When you are done with your 2 year program, exactly what will you have earned? Diploma, certificate, full degree? Is that program the best in the area? Is there better?

Having a personal blog/podcast is a great start. You don't need to get paid to do what you would like, and in fact you'll have to do it unpaid for a while before you get noticed enough to be hired by a place like IGN.com or another popular video game site.

Try to find a startup site that's recruiting freelance writers (they often post on this forum). In a perfect world, it'll become popular and soon enough you'll be able to get paid to write for that site, or better yet it's a great addition on a resume. Nothing says passion and dedication than doing something for a long period of time for free.

jillduffy 12-30-2008 12:08 PM

Quote:

Originally Posted by deity307 (Post 10987)
Taking a journalism program at my college. ... the program is teaching me how to be a journalist in general. There is an internship I have to do in my final year...

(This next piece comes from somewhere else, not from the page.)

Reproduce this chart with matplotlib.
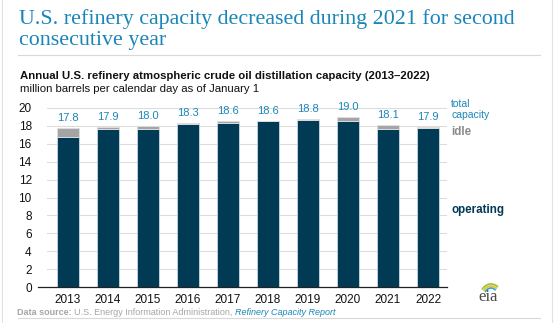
import matplotlib.pyplot as plt
from matplotlib.patches import Arc

years = ["2013", "2014", "2015", "2016", "2017", "2018", "2019", "2020", "2021", "2022"]
total = [17.8, 17.9, 18.0, 18.3, 18.6, 18.6, 18.8, 19.0, 18.1, 17.9]
operating = [16.8, 17.7, 17.7, 18.2, 18.3, 18.5, 18.7, 18.5, 17.7, 17.8]
idle = [t - o for t, o in zip(total, operating)]

DARK = "#003a54"
GREY = "#a5a5a5"
BLUE = "#1a86b8"
W, H = 555, 323


def fx(px):
    return px / W


def fy(py):
    return 1 - py / H


fig = plt.figure(figsize=(W / 100, H / 100), dpi=100)
fig.patch.set_facecolor("white")

# frame lines
fig.add_artist(plt.Line2D([fx(2), fx(2)], [0, 1], color="#e2e2e2", lw=0.8))
fig.add_artist(plt.Line2D([fx(552), fx(552)], [0, 1], color="#e2e2e2", lw=0.8))
fig.add_artist(plt.Line2D([fx(18), fx(540)], [fy(55), fy(55)], color="#d9d9d9", lw=0.8))
fig.add_artist(plt.Line2D([fx(18), fx(540)], [fy(318), fy(318)], color="#d9d9d9", lw=0.8))

# titles
fig.text(fx(19), fy(24), "U.S. refinery capacity decreased during 2021 for second",
         family="Liberation Serif", fontsize=15.8, color=BLUE, va="baseline")
fig.text(fx(19), fy(45), "consecutive year",
         family="Liberation Serif", fontsize=15.8, color=BLUE, va="baseline")
fig.text(fx(20), fy(79.5), "Annual U.S. refinery atmospheric crude oil distillation capacity (2013\u20132022)",
         family="Liberation Sans", fontsize=8.2, weight="bold", color="#111111", va="baseline")
fig.text(fx(20), fy(92), "million barrels per calendar day as of January 1",
         family="Liberation Sans", fontsize=8.2, color="#111111", va="baseline")

ax = fig.add_axes([fx(47), fy(287), fx(447) - fx(47), (287 - 108) / H])
x = range(len(years))
ax.bar(x, operating, width=0.56, color=DARK, edgecolor="#c9d8df", linewidth=0.6, zorder=3)
ax.bar(x, idle, bottom=operating, width=0.56, color=GREY, edgecolor="#e0e0e0", linewidth=0.6, zorder=3)
for i, t in enumerate(total):
    ax.text(i, t + 0.55, f"{t:.1f}", ha="center", va="bottom", fontsize=8,
            family="Liberation Sans", color=BLUE)

ax.set_ylim(0, 20)
ax.set_xlim(-0.525, 9.475)
ax.set_yticks(range(0, 21, 2))
ax.set_xticks(list(x))
ax.set_xticklabels(years)
ax.grid(axis="y", color="#dcdcdc", lw=0.8, zorder=0)
for s in ["top", "right", "left", "bottom"]:
    ax.spines[s].set_visible(False)
ax.tick_params(length=0, labelsize=8.5, colors="#111111", pad=5)
ax.tick_params(axis="y", pad=11)
for lab in ax.get_xticklabels() + ax.get_yticklabels():
    lab.set_family("Liberation Sans")
# baseline extends a little left of the plot area
fig.add_artist(plt.Line2D([fx(38), fx(447)], [fy(287), fy(287)], color="#222222", lw=0.9, zorder=5))

# right-side labels
fig.text(fx(451), fy(107), "total", fontsize=7.5, family="Liberation Sans", color=BLUE, va="baseline")
fig.text(fx(451), fy(118), "capacity", fontsize=7.5, family="Liberation Sans", color=BLUE, va="baseline")
fig.text(fx(451), fy(135), "idle", fontsize=8.4, family="Liberation Sans", weight="bold", color="#8c8c8c", va="baseline")
fig.text(fx(451), fy(213), "operating", fontsize=8.4, family="Liberation Sans", weight="bold", color=DARK, va="baseline")

# footer, pieces placed one after another
fig.canvas.draw()
r = fig.canvas.get_renderer()
xpos = 17
for txt, kw in [("Data source: ", dict(weight="bold", color="#a6a6a6")),
                ("U.S. Energy Information Administration, ", dict(color="#a6a6a6")),
                ("Refinery Capacity Report", dict(style="italic", color=BLUE))]:
    t = fig.text(fx(xpos), fy(315), txt, fontsize=6.5, family="Liberation Sans", va="baseline", **kw)
    xpos += t.get_window_extent(r).width

# eia logo
lax = fig.add_axes([fx(475), fy(305), 28 / W, 26 / H])
lax.set_xlim(0, 28)
lax.set_ylim(0, 26)
lax.axis("off")
lax.text(13, 4, "eia", ha="center", va="baseline", family="Liberation Serif", fontsize=12, color="#4a4a4a")
lax.add_patch(Arc((16, 8), 22, 26, theta1=55, theta2=140, color="#8cc63f", lw=1.2))
lax.add_patch(Arc((16, 8), 18, 22, theta1=55, theta2=140, color="#fdb913", lw=1.2))
lax.add_patch(Arc((16, 8), 14, 18, theta1=55, theta2=140, color="#29a8e0", lw=1.2))

fig.savefig("out.png", dpi=100)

Good start! I would encourage you to intern with very experienced journalists and editors if you can, rather than looking specifically for a game-related publication. It's more important to learn and develop strong journalistic skills that you can bring with you into the game space than it is to intern in the game space (although if you can do both at once, kudos).

Quote:

Originally Posted by deity307 (Post 10987)
I currently put it on hiatus because I want to get better equipment.

Don't ever let equipment be your excuse. It's more important to do and learn NOW. By the time you can afford quality equipment, you'll be much better at producing quality thoughts, which is much more important.

Quote:

Originally Posted by deity307 (Post 10987)
Video game events - Perhaps I can go to video game events...

Yes! Go and summarize sessions from them. These are very popular reads when people actually take the time to write them. Don't just blog your thoughts. Summarize the speakers or event and tell WHAT HAPPENED. Practice your journalism skills by quoting speakers, trying to look objectively at the event, researching contextual background about the speakers or companies represented, and so forth.

deity307 01-08-2009 10:22 PM

Quote:

Interning for G4 is highly competitive. I don't know how college education works in Canada, is it similar to America? Do you earn Bachelor's, Master's? You'll be going up against stiff competition and you can almost certainly bet that local candidates get privileged, let alone citizens of the US. I'm not trying to discourage, just want you to have realistic expectations and to plan ahead just in case you don't get an internship at G4.
I think it's pretty similar. I know that getting in the U.S. for an internship will be difficult, thanks for the reminder. I guess what I can do is try to apply for other positions journalism related on the West Coast. My goal is to work on the West Coast, where the heart of the North American video game industry is. It's a big goal I want to accomplish and it's going to take a lot, but I am determined. :)

Quote:

When you are done with your 2 year program, exactly what will you have earned? Diploma, certificate, full degree? Is that program the best in the area? Is there better?
I will earn an advanced diploma. There is a university in my city that has a 4 year journalism program that earns you a degree. I thought about going there and the one I am currently attending. The university has no internship requirement, while mine does. I chose my college because I believe experience is very important in getting a job.

Quote:

Having a personal blog/podcast is a great start. You don't need to get paid to do what you would like, and in fact you'll have to do it unpaid for a while before you get noticed enough to be hired by a place like IGN.com or another popular video game site.

Try to find a startup site that's recruiting freelance writers (they often post on this forum). In a perfect world, it'll become popular and soon enough you'll be able to get paid to write for that site, or better yet it's a great addition on a resume. Nothing says passion and dedication than doing something for a long period of time for free.
I'm going to do what I can. Thanks, man. :)

Quote:

Good start! I would encourage you to intern with very experienced journalists and editors if you can, rather than looking specifically for a game-related publication. It's more important to learn and develop strong journalistic skills that you can bring with you into the game space than it is to intern in the game space (although if you can do both at once, kudos).
Would you recommend for example, that getting an internship at CBS (also in L.A.) would be a better option than getting an internship at G4? While G4 is a video game related, CBS is much more well known (at least in US) and most likely has experienced journalists and editors, like you say.

Quote:

Don't ever let equipment be your excuse. It's more important to do and learn NOW. By the time you can afford quality equipment, you'll be much better at producing quality thoughts, which is much more important.
You have a good point. My partner also says he wants to start it up again, so I will restart my podcast even though it'll take me a bit to get the equipment.

Quote:

Yes! Go and summarize sessions from them. These are very popular reads when people actually take the time to write them. Don't just blog your thoughts. Summarize the speakers or event and tell WHAT HAPPENED. Practice your journalism skills by quoting speakers, trying to look objectively at the event, researching contextual background about the speakers or companies represented, and so forth.
I learned at my college how to properly quote and bring out a story at an event, so I should be able to put this to use.